The evidence showed that defendant obtained a prescription for sixty tablets of morphine on November 3, 2001, twenty tablets of Oxycontin on November 11, and forty-five tablets of Oxycontin on November 20. He obtained each of these prescriptions from a different doctor.
On November 26, 2001, defendant went to the emergency room at St. Joseph's Hospital complaining he had back pain as the result of slipping on ice and falling about 9 o'clock that morning. Defendant told the emergency room physician, Dr. Wells, that he had taken only Advil for the pain, had been to St. Joseph's for back pain about a month earlier, and had no primary care physician.
Dr. Wells testified that she asks questions to determine whether a patient is currently being prescribed medication by another physician because she does not want to give medications that could adversely interact with anything the patient is already taking and she wants to make sure the patient is not getting too much or too little medication. Defendant did not tell Dr. Wells that he had recently filled prescriptions for narcotics from two other physicians.

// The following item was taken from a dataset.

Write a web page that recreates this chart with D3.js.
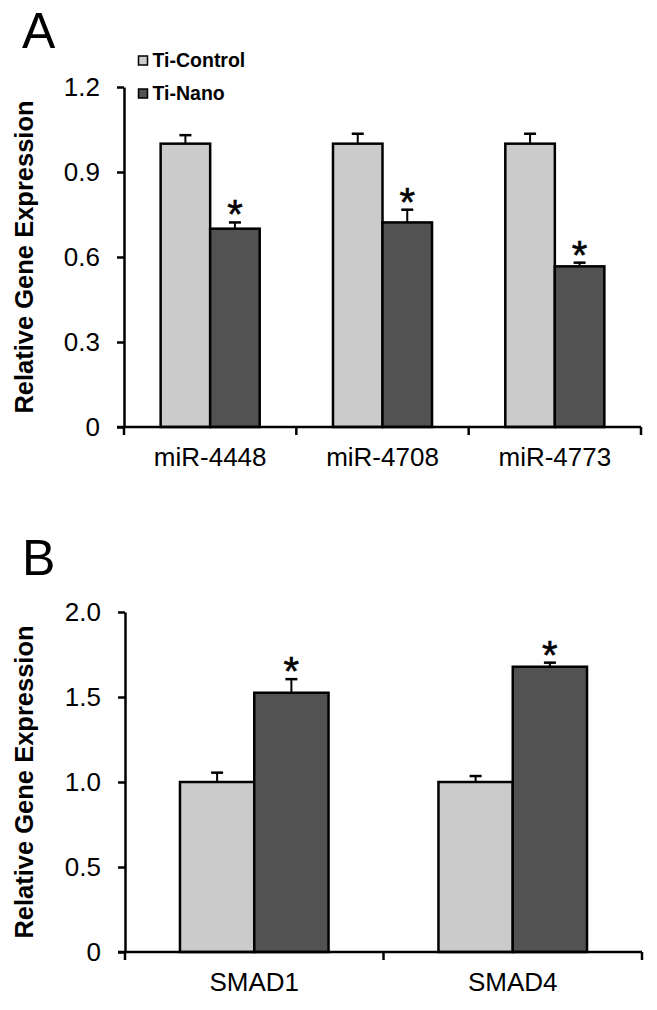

Dr. Wells gave defendant an injection of Demerol and prescribed Percocet for pain relief. She testified that she would not have prescribed additional medication had she known defendant had current prescriptions for Oxycontin and morphine.

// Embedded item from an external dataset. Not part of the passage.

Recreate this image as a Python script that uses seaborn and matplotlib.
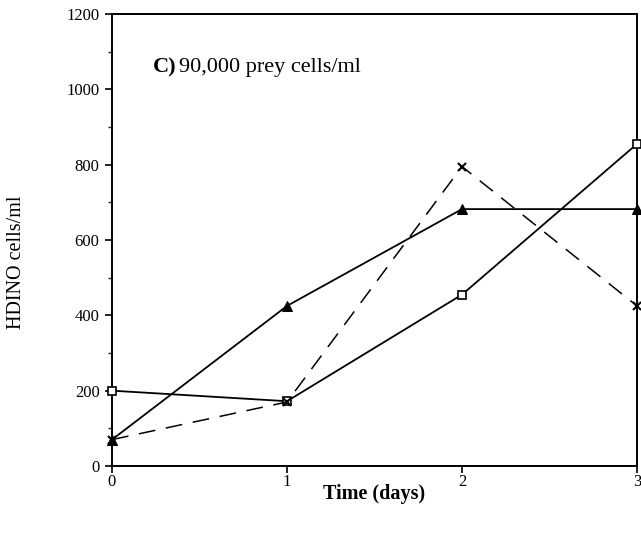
import matplotlib
matplotlib.use("Agg")
import matplotlib.pyplot as plt
from matplotlib.ticker import MultipleLocator
import seaborn as sns
import pandas as pd

days = [0, 1, 2, 3]
square_vals = [200, 172, 455, 855]
triangle_vals = [70, 425, 682, 682]
cross_vals = [70, 170, 795, 425]

sns.set_theme(style="ticks")
plt.rcParams['font.family'] = ['Liberation Serif', 'DejaVu Serif']
plt.rcParams['text.color'] = 'black'
plt.rcParams['axes.labelcolor'] = 'black'

fig = plt.figure(figsize=(6.41, 5.37), dpi=100)
ax = fig.add_axes([112/641, 1-466/537, (637-112)/641, (466-14)/537])

df_sq = pd.DataFrame({"day": days, "val": square_vals})
df_tr = pd.DataFrame({"day": days, "val": triangle_vals})
df_x = pd.DataFrame({"day": days, "val": cross_vals})

sns.lineplot(data=df_sq, x="day", y="val", ax=ax, color="black", lw=1.3,
             marker="s", markersize=5.5, markerfacecolor="white",
             markeredgecolor="black", markeredgewidth=1.2, zorder=3, clip_on=False)
sns.lineplot(data=df_tr, x="day", y="val", ax=ax, color="black", lw=1.3,
             marker="^", markersize=6.5, markerfacecolor="black",
             markeredgecolor="black", zorder=3, clip_on=False)
sns.lineplot(data=df_x, x="day", y="val", ax=ax, color="black", lw=1.1,
             marker="x", markersize=6, markeredgewidth=1.5,
             markeredgecolor="black", zorder=3, clip_on=False)
ax.lines[-1].set_dashes([11, 7])

ax.set_xlim(0, 3)
ax.set_ylim(0, 1200)
ax.set_xticks(days)
ax.set_yticks(range(0, 1201, 200))
ax.yaxis.set_minor_locator(MultipleLocator(100))
ax.tick_params(axis='both', which='major', direction='out', length=5, width=1.2,
               labelsize=12, colors='black', labelcolor='black')
ax.tick_params(axis='x', which='major', pad=1)
ax.tick_params(axis='y', which='major', pad=4)
ax.tick_params(axis='y', which='minor', direction='out', length=3, width=1.0)
for s in ax.spines.values():
    s.set_visible(True)
    s.set_color('black')
    s.set_linewidth(1.4)

ax.set_xlabel("Time (days)", fontsize=14.5, fontweight='bold', color='black')
ax.xaxis.set_label_coords(0.5, -0.04)
ax.set_ylabel("HDINO cells/ml", fontsize=14.5, color='black')
ax.yaxis.set_label_coords(-0.163, 0.45)

ax.text(0.235, 1059, "C)", fontsize=16, fontweight='bold', va='center', ha='left', color='black')
ax.text(0.385, 1059, "90,000 prey cells/ml", fontsize=16, va='center', ha='left', color='black')

fig.savefig("out.png", dpi=100)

The prosecution also presented evidence that, two days later, defendant went to the emergency room at St. Anthony's Central where Dr. Tripp treated him. Again, defendant said he had back pain as the result of slipping on ice and falling. He told Dr. Tripp the fall had occurred that morning. Dr. Tripp asked defendant whether he had had previous back injuries, who had treated him, and whether he was under the care of any other doctor. Defendant told Dr. Tripp that he had been to a pain specialist two months earlier, but explained that he was no longer under the specialist's care. He also told Dr. Tripp that his last visit to an emergency room was about six months earlier and said that Advil was the only medication he was taking. Defendant did not ask Dr. Tripp for pain medication.
X-rays confirmed that defendant had a back injury. However, Dr. Tripp became suspicious because defendant said he had fallen at his apartment in Highlands Ranch and there are several emergency rooms closer to his home than St. Anthony's Central. Dr. Tripp called a local pharmacy, which informed him that it had filled five prior prescriptions for defendant for narcotics in the month of November and that the pharmacy had a "narcotic alert" on him. Dr. Tripp informed the police, who arrested defendant at the hospital.

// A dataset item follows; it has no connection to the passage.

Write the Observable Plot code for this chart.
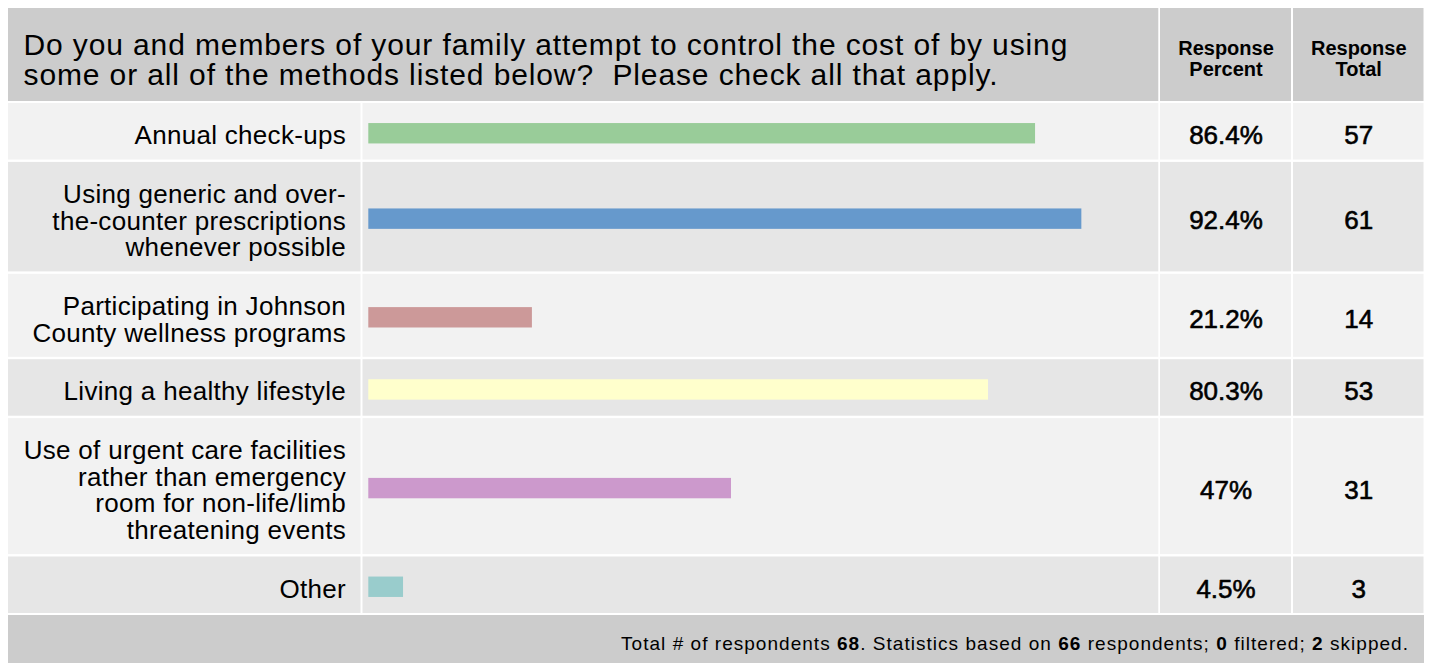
<!DOCTYPE html>
<html>
<head>
<meta charset="utf-8">
<script src="https://cdn.jsdelivr.net/npm/d3@7"></script>
<script src="https://cdn.jsdelivr.net/npm/@observablehq/plot@0.6"></script>
<style>
  html, body { margin: 0; padding: 0; background: #ffffff; }
  body { width: 1429px; height: 663px; overflow: hidden; font-family: "Liberation Sans", Arial, sans-serif; }
  #chart svg text { white-space: pre; }
  #foot { margin-left: 8px; width: 1416px; height: 48px; background: #cccccc; box-sizing: border-box;
          font: 19px "Liberation Sans", Arial, sans-serif; line-height: 19px; letter-spacing: 1.03px; color: #000;
          text-align: right; padding-right: 15px; padding-top: 19px; }
  #foot b { font-weight: bold; }
</style>
</head>
<body>
<div id="chart"></div>
<div id="foot"></div>
<script>
// ---------- data ----------
const question = [
  "Do you and members of your family attempt to control the cost of by using",
  "some or all of the methods listed below?  Please check all that apply."
];
const columnHeaders = [["Response", "Percent"], ["Response", "Total"]];
const answers = [
  ["Annual check-ups"],
  ["Using generic and over-", "the-counter prescriptions", "whenever possible"],
  ["Participating in Johnson", "County wellness programs"],
  ["Living a healthy lifestyle"],
  ["Use of urgent care facilities", "rather than emergency", "room for non-life/limb", "threatening events"],
  ["Other"]
];
const percents = [86.4, 92.4, 21.2, 80.3, 47, 4.5];
const totals = [57, 61, 14, 53, 31, 3];
const barColors = ["#99cc99", "#6699cc", "#cc9999", "#ffffcc", "#cc99cc", "#99cccc"];
const respondentsTotal = 68;
const respondentsBased = 66;
const respondentsFiltered = 0;
const respondentsSkipped = 2;

// ---------- layout ----------
const W = 1429;
const BAR0 = 368.3, BAR100 = 1140;            // pixel positions of 0% and 100%
const X = px => (px - BAR0) / (BAR100 - BAR0) * 100; // pixel -> x-scale units
const cols = [[8, 360.5], [362.5, 1158.3], [1160, 1291], [1293, 1423.5]];
const headTop = 8, headBottom = 101;
const gap = 2.4;
let yy = 103;
const rows = answers.map((lines, i) => {
  const h = 30 + 26.5 * lines.length;
  const r = {
    i, y1: yy, y2: yy + h, c: yy + h / 2,
    label: lines.join("\n"), pct: percents[i], total: totals[i], color: barColors[i],
    bg: i % 2 === 0 ? "#f2f2f2" : "#e6e6e6"
  };
  yy += h + gap;
  return r;
});
const H = Math.round(yy);

const cells = rows.flatMap(r => cols.map(([a, b]) => ({x1: X(a), x2: X(b), y1: r.y1, y2: r.y2, fill: r.bg})));
const headCells = [
  {x1: X(cols[0][0]), x2: X(cols[1][1])},
  {x1: X(cols[2][0]), x2: X(cols[2][1])},
  {x1: X(cols[3][0]), x2: X(cols[3][1])}
].map(d => ({...d, y1: headTop, y2: headBottom}));
const headMid = (headTop + headBottom) / 2;
const pctX = X((cols[2][0] + cols[2][1]) / 2);
const totX = X((cols[3][0] + cols[3][1]) / 2);

const chart = Plot.plot({
  width: W,
  height: H,
  margin: 0,
  style: {fontFamily: "'Liberation Sans', Arial, sans-serif", background: "transparent", color: "#000"},
  x: {domain: [0, 100], range: [BAR0, BAR100], axis: null},
  y: {domain: [0, H], range: [0, H], axis: null},
  color: {type: "identity"},
  marks: [
    Plot.rect(headCells, {x1: "x1", x2: "x2", y1: "y1", y2: "y2", fill: "#cccccc"}),
    Plot.rect(cells, {x1: "x1", x2: "x2", y1: "y1", y2: "y2", fill: "fill"}),
    Plot.rect(rows, {x1: 0, x2: "pct", y1: d => d.c - 8.2, y2: d => d.c + 12.2, fill: "color"}),
    Plot.text([question.join("\n")], {
      x: X(23), y: headMid + 5.5, text: d => d, textAnchor: "start", lineAnchor: "middle",
      fontSize: 30, lineHeight: 30 / 30, fill: "#000"
    }),
    Plot.text(columnHeaders, {
      x: (d, i) => i === 0 ? pctX : totX, y: headMid + 4, text: d => d.join("\n"),
      textAnchor: "middle", lineAnchor: "middle", fontSize: 20, fontWeight: "bold", lineHeight: 21 / 20, fill: "#000"
    }),
    Plot.text(rows, {
      x: X(345.5), y: d => d.c + 4, text: "label", textAnchor: "end", lineAnchor: "middle",
      fontSize: 26, lineHeight: 26.5 / 26, fill: "#000"
    }),
    Plot.text(rows, {
      x: pctX, y: d => d.c + 4, text: d => `${d.pct}%`, textAnchor: "middle",
      fontSize: 26, fill: "#000", stroke: "#000", strokeWidth: 0.6
    }),
    Plot.text(rows, {
      x: totX, y: d => d.c + 4, text: d => `${d.total}`, textAnchor: "middle",
      fontSize: 26, fill: "#000", stroke: "#000", strokeWidth: 0.6
    })
  ]
});
// widen letter spacing of title and answer labels to match the reference's rendering
const textGroups = d3.select(chart).selectAll("g[aria-label='text']").nodes();
d3.select(textGroups[0]).attr("letter-spacing", "0.88px");
d3.select(textGroups[2]).attr("letter-spacing", "0.3px");
document.getElementById("chart").appendChild(chart);

document.getElementById("foot").innerHTML =
  `Total # of respondents <b>${respondentsTotal}</b>. Statistics based on <b>${respondentsBased}</b> respondents; ` +
  `<b>${respondentsFiltered}</b> filtered; <b>${respondentsSkipped}</b> skipped.`;
</script>
</body>
</html>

The jury found defendant guilty of obtaining a controlled substance, Percocet, by fraud and deceit, and attempting to obtain a controlled substance by fraud and deceit. The court sentenced him to three years in community corrections for obtaining the Percocet from Dr. Wells and one year for attempting to obtain a controlled substance from Dr. Tripp by fraud and deceit. The court directed that the sentences would be served consecutively.
I.
Defendant challenges on vagueness grounds the constitutionality of § 18-18-415(1)(b), C.R.S. 2005, on its face and as applied. We are not persuaded.